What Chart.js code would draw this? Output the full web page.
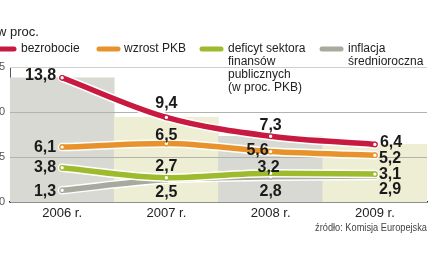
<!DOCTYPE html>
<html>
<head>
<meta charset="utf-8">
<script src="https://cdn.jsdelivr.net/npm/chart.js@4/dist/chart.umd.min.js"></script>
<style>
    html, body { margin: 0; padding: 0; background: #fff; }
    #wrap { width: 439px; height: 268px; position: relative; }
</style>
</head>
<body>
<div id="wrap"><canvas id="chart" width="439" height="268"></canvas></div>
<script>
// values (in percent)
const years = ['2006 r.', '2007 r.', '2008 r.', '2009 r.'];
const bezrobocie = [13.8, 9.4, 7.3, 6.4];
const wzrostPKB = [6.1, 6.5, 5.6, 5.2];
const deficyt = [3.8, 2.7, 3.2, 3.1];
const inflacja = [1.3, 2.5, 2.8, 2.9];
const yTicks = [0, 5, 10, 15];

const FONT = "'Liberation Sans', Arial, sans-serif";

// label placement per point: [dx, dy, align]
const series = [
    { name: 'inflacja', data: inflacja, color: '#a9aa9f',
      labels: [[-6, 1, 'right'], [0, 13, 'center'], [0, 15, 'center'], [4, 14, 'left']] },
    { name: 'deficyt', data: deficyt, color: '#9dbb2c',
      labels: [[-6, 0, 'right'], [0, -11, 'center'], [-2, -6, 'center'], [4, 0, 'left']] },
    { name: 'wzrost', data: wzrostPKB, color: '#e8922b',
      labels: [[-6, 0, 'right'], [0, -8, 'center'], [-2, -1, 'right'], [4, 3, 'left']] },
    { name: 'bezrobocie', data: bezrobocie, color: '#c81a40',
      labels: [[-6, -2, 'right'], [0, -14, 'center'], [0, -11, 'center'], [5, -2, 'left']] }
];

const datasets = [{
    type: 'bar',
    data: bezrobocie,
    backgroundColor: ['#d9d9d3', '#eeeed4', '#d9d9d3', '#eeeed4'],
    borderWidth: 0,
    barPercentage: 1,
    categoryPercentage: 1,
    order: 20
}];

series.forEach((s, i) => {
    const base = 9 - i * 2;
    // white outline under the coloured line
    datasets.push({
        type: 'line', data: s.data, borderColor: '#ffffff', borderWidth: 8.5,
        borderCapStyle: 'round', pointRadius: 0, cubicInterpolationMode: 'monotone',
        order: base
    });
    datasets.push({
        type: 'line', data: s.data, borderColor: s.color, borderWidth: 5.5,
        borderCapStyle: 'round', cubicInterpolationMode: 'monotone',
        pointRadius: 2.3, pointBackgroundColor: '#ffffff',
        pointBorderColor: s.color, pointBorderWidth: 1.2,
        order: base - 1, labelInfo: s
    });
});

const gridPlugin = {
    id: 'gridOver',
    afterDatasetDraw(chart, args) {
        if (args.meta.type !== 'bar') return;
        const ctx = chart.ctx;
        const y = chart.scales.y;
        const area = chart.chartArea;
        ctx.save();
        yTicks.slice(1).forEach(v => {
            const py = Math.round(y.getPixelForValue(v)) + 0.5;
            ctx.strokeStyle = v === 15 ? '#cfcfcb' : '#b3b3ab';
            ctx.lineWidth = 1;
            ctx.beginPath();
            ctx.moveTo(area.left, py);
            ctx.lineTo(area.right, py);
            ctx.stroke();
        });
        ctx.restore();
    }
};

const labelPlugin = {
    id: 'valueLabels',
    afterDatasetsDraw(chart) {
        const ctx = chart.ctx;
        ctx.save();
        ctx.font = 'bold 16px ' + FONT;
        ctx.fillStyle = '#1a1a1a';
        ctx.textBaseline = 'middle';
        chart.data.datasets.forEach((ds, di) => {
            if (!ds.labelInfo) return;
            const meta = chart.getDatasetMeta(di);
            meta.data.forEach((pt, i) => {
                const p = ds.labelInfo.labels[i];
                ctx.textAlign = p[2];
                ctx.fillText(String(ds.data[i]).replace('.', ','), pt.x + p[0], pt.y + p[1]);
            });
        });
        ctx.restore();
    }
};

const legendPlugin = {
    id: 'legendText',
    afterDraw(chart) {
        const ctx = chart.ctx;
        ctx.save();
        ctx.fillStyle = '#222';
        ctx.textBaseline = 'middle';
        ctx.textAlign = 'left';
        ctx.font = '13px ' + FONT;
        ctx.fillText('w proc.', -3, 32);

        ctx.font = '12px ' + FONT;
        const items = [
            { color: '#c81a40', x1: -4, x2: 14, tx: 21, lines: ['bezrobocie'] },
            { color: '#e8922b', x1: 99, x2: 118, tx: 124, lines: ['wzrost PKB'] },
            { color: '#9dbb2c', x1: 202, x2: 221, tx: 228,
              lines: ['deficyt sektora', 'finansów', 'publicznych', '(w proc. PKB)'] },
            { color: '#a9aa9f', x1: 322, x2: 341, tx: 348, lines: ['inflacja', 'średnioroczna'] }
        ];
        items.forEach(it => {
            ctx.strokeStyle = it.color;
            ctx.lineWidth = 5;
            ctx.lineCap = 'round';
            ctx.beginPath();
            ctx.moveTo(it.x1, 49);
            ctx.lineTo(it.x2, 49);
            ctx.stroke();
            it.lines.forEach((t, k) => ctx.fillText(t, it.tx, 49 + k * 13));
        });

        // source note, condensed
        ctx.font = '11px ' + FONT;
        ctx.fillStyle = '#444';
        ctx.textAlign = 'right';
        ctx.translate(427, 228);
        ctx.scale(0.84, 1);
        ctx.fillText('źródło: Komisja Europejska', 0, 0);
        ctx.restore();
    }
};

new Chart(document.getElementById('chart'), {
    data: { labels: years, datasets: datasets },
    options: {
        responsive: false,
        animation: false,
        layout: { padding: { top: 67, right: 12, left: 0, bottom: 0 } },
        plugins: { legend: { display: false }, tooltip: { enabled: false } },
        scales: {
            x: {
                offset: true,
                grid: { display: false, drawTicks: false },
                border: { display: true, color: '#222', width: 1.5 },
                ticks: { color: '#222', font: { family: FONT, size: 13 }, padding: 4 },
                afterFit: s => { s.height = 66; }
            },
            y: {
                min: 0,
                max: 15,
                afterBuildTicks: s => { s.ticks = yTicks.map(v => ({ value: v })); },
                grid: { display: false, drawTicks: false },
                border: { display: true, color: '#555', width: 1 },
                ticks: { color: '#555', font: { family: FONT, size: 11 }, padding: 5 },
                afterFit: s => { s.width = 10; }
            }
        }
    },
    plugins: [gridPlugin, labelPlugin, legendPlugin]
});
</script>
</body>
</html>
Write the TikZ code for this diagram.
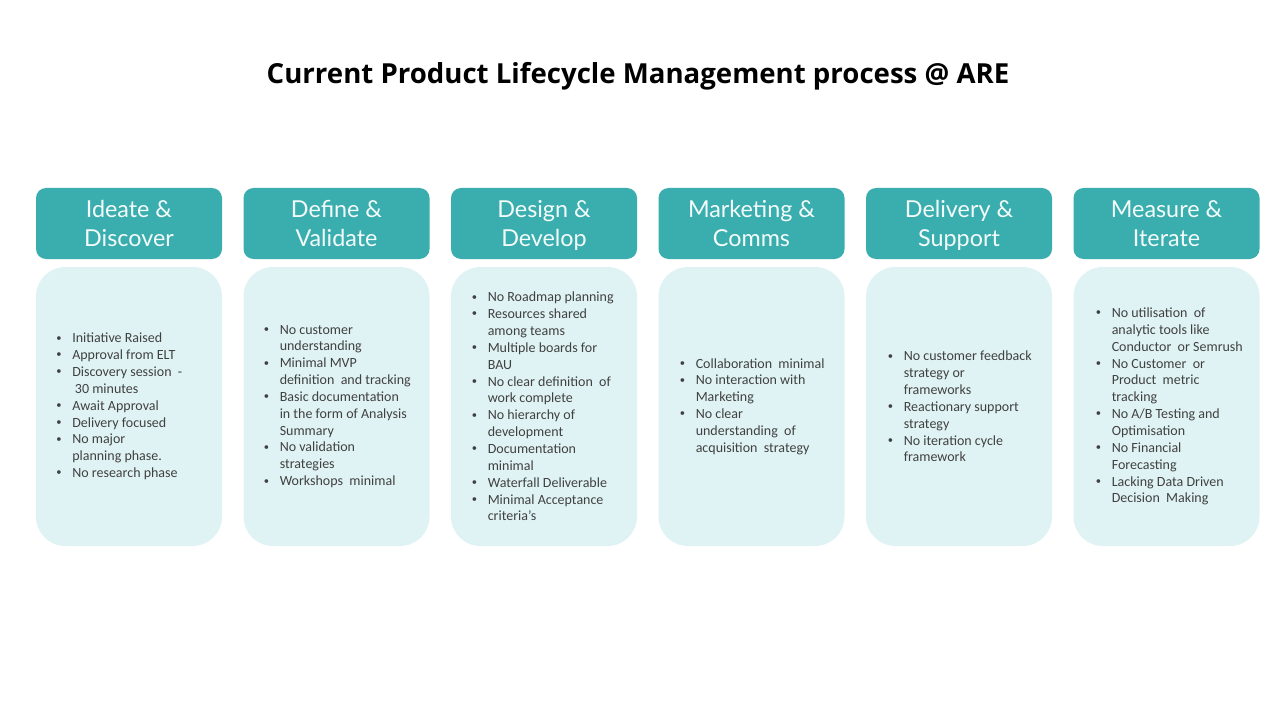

Given problem = Print all the records again exactly; do not include any picture.

The answer =
What Chart.js code would draw this? Output the full web page.
<!DOCTYPE html>
<html>
<head>
<meta charset="utf-8">
<script src="https://cdn.jsdelivr.net/npm/chart.js@4/dist/chart.umd.min.js"></script>
<style>
    html, body { margin: 0; padding: 0; background: #fff; }
    #wrap { width: 439px; height: 268px; position: relative; }
</style>
</head>
<body>
<div id="wrap"><canvas id="chart" width="439" height="268"></canvas></div>
<script>
// values (in percent)
const years = ['2006 r.', '2007 r.', '2008 r.', '2009 r.'];
const bezrobocie = [13.8, 9.4, 7.3, 6.4];
const wzrostPKB = [6.1, 6.5, 5.6, 5.2];
const deficyt = [3.8, 2.7, 3.2, 3.1];
const inflacja = [1.3, 2.5, 2.8, 2.9];
const yTicks = [0, 5, 10, 15];

const FONT = "'Liberation Sans', Arial, sans-serif";

// label placement per point: [dx, dy, align]
const series = [
    { name: 'inflacja', data: inflacja, color: '#a9aa9f',
      labels: [[-6, 1, 'right'], [0, 13, 'center'], [0, 15, 'center'], [4, 14, 'left']] },
    { name: 'deficyt', data: deficyt, color: '#9dbb2c',
      labels: [[-6, 0, 'right'], [0, -11, 'center'], [-2, -6, 'center'], [4, 0, 'left']] },
    { name: 'wzrost', data: wzrostPKB, color: '#e8922b',
      labels: [[-6, 0, 'right'], [0, -8, 'center'], [-2, -1, 'right'], [4, 3, 'left']] },
    { name: 'bezrobocie', data: bezrobocie, color: '#c81a40',
      labels: [[-6, -2, 'right'], [0, -14, 'center'], [0, -11, 'center'], [5, -2, 'left']] }
];

const datasets = [{
    type: 'bar',
    data: bezrobocie,
    backgroundColor: ['#d9d9d3', '#eeeed4', '#d9d9d3', '#eeeed4'],
    borderWidth: 0,
    barPercentage: 1,
    categoryPercentage: 1,
    order: 20
}];

series.forEach((s, i) => {
    const base = 9 - i * 2;
    // white outline under the coloured line
    datasets.push({
        type: 'line', data: s.data, borderColor: '#ffffff', borderWidth: 8.5,
        borderCapStyle: 'round', pointRadius: 0, cubicInterpolationMode: 'monotone',
        order: base
    });
    datasets.push({
        type: 'line', data: s.data, borderColor: s.color, borderWidth: 5.5,
        borderCapStyle: 'round', cubicInterpolationMode: 'monotone',
        pointRadius: 2.3, pointBackgroundColor: '#ffffff',
        pointBorderColor: s.color, pointBorderWidth: 1.2,
        order: base - 1, labelInfo: s
    });
});

const gridPlugin = {
    id: 'gridOver',
    afterDatasetDraw(chart, args) {
        if (args.meta.type !== 'bar') return;
        const ctx = chart.ctx;
        const y = chart.scales.y;
        const area = chart.chartArea;
        ctx.save();
        yTicks.slice(1).forEach(v => {
            const py = Math.round(y.getPixelForValue(v)) + 0.5;
            ctx.strokeStyle = v === 15 ? '#cfcfcb' : '#b3b3ab';
            ctx.lineWidth = 1;
            ctx.beginPath();
            ctx.moveTo(area.left, py);
            ctx.lineTo(area.right, py);
            ctx.stroke();
        });
        ctx.restore();
    }
};

const labelPlugin = {
    id: 'valueLabels',
    afterDatasetsDraw(chart) {
        const ctx = chart.ctx;
        ctx.save();
        ctx.font = 'bold 16px ' + FONT;
        ctx.fillStyle = '#1a1a1a';
        ctx.textBaseline = 'middle';
        chart.data.datasets.forEach((ds, di) => {
            if (!ds.labelInfo) return;
            const meta = chart.getDatasetMeta(di);
            meta.data.forEach((pt, i) => {
                const p = ds.labelInfo.labels[i];
                ctx.textAlign = p[2];
                ctx.fillText(String(ds.data[i]).replace('.', ','), pt.x + p[0], pt.y + p[1]);
            });
        });
        ctx.restore();
    }
};

const legendPlugin = {
    id: 'legendText',
    afterDraw(chart) {
        const ctx = chart.ctx;
        ctx.save();
        ctx.fillStyle = '#222';
        ctx.textBaseline = 'middle';
        ctx.textAlign = 'left';
        ctx.font = '13px ' + FONT;
        ctx.fillText('w proc.', -3, 32);

        ctx.font = '12px ' + FONT;
        const items = [
            { color: '#c81a40', x1: -4, x2: 14, tx: 21, lines: ['bezrobocie'] },
            { color: '#e8922b', x1: 99, x2: 118, tx: 124, lines: ['wzrost PKB'] },
            { color: '#9dbb2c', x1: 202, x2: 221, tx: 228,
              lines: ['deficyt sektora', 'finansów', 'publicznych', '(w proc. PKB)'] },
            { color: '#a9aa9f', x1: 322, x2: 341, tx: 348, lines: ['inflacja', 'średnioroczna'] }
        ];
        items.forEach(it => {
            ctx.strokeStyle = it.color;
            ctx.lineWidth = 5;
            ctx.lineCap = 'round';
            ctx.beginPath();
            ctx.moveTo(it.x1, 49);
            ctx.lineTo(it.x2, 49);
            ctx.stroke();
            it.lines.forEach((t, k) => ctx.fillText(t, it.tx, 49 + k * 13));
        });

        // source note, condensed
        ctx.font = '11px ' + FONT;
        ctx.fillStyle = '#444';
        ctx.textAlign = 'right';
        ctx.translate(427, 228);
        ctx.scale(0.84, 1);
        ctx.fillText('źródło: Komisja Europejska', 0, 0);
        ctx.restore();
    }
};

new Chart(document.getElementById('chart'), {
    data: { labels: years, datasets: datasets },
    options: {
        responsive: false,
        animation: false,
        layout: { padding: { top: 67, right: 12, left: 0, bottom: 0 } },
        plugins: { legend: { display: false }, tooltip: { enabled: false } },
        scales: {
            x: {
                offset: true,
                grid: { display: false, drawTicks: false },
                border: { display: true, color: '#222', width: 1.5 },
                ticks: { color: '#222', font: { family: FONT, size: 13 }, padding: 4 },
                afterFit: s => { s.height = 66; }
            },
            y: {
                min: 0,
                max: 15,
                afterBuildTicks: s => { s.ticks = yTicks.map(v => ({ value: v })); },
                grid: { display: false, drawTicks: false },
                border: { display: true, color: '#555', width: 1 },
                ticks: { color: '#555', font: { family: FONT, size: 11 }, padding: 5 },
                afterFit: s => { s.width = 10; }
            }
        }
    },
    plugins: [gridPlugin, labelPlugin, legendPlugin]
});
</script>
</body>
</html>
Write the TikZ code for this diagram.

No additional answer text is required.